- **What is asked**
What number of lines hold the word "matplotlib"? State that number and nothing besides.

---------- Data segment ----------

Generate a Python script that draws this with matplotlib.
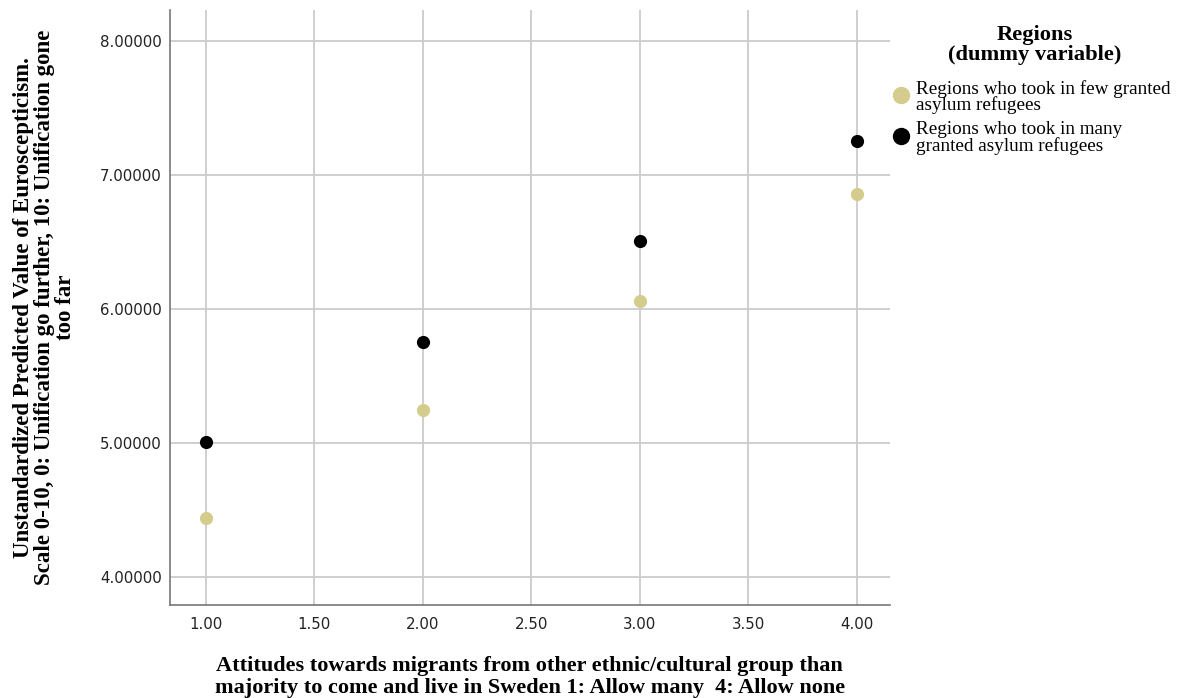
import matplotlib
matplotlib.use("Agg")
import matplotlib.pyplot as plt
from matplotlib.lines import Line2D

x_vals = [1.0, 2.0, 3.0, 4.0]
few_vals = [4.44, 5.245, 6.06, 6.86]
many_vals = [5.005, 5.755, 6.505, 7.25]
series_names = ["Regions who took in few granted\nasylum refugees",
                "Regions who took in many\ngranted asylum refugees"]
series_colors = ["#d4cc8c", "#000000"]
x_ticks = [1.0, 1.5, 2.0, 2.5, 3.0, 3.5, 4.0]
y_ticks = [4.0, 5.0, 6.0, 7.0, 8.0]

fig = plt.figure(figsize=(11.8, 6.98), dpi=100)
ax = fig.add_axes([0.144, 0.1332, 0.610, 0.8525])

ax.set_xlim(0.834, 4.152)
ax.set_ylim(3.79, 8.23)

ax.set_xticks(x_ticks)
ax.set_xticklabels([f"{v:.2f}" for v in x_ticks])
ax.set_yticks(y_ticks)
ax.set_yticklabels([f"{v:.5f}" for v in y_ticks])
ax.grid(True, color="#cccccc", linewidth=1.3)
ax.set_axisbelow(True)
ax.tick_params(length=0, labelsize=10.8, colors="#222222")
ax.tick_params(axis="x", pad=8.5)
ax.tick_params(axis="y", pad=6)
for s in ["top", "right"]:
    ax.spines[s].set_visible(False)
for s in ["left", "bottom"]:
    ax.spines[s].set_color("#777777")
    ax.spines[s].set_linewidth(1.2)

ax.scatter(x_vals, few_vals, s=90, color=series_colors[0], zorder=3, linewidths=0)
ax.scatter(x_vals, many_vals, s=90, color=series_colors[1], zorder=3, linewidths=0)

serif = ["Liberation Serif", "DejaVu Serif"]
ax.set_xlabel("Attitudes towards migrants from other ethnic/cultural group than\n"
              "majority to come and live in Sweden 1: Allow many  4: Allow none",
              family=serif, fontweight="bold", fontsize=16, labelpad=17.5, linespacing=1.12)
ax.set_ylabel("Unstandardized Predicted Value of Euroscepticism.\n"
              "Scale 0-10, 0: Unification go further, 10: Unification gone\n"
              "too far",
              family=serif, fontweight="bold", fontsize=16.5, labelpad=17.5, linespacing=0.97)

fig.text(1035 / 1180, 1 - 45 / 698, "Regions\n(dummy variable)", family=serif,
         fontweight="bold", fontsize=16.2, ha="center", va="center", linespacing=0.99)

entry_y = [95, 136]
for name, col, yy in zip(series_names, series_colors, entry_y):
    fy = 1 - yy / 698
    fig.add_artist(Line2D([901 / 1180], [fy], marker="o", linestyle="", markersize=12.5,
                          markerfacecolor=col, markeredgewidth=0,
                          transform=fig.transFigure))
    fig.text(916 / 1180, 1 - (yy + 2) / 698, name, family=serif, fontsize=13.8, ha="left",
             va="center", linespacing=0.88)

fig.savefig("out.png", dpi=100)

----------

- **Solved exercise**
5